‘You can keep [the Danish-Norwegian naval hero] Tordenskjold if we can have Kaj Birksted,’ Norwegian King Haakon VII reportedly said at an official dinner in Copenhagen shortly after World War II.
When Denmark was occupied and Norway attacked in April 1940, Danish naval aviator Kaj Birksted (1915-1996) fled to Norway to fight the Germans.
After a few days at the front, Birksted was evacuated to the UK, where - after six months as a war sailor - he became a fighter pilot in the Free Norwegian Air Force.
A comrade said of Birksted that he ‘flew like an angel and shot like William Tell,’ and with 10 kills, Birksted became one of the ‘aces’ of the air war. Birksted was also a brilliant tactician and an excellent leader, first of a Norwegian Spitfire squadron and later of a three-squadron wing. In 1944-1945, Birksted was a senior member of the RAF staff that planned the fighter operations for the Normandy landings and subsequent operations in Northwest Europe, i.a. Operation Market Garden. He ended the war as Wing Commander Flying of a Mustang wing flying long-range bomber escorts. In total, he flew more than 300 sorties over enemy territory.
After the war, Birksted became a central figure in the Danish defence debate. He had star status in the public eye and was highly regarded in Norway and the UK, but war experience and modern ideas were not favoured in the Danish military system.
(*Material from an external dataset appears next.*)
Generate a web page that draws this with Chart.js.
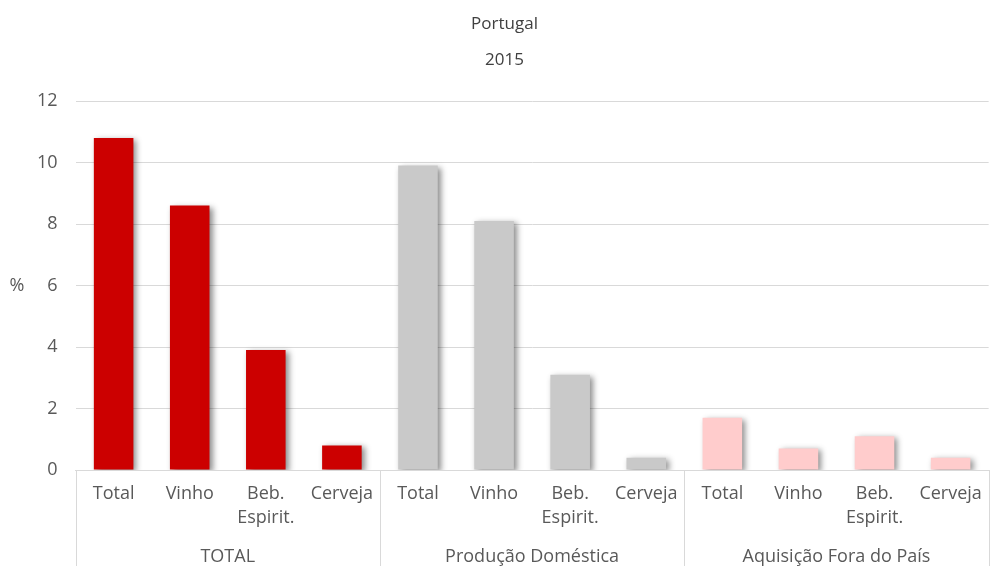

After some frustrating years in the Danish Air Force, Birksted was posted to SHAPE and ended his career as a civilian expert on NATO’ International Staff in 1980. In retirement, he lived in London and rarely visited Denmark.
Busts of Kaj Birksted are erected next to the bust of Major Anders Lassen VC, MC** outside the Resistance Museum in Copenhagen, at Royal Danish Air Force Academy and an the Danish Aviation Museum, Stauning.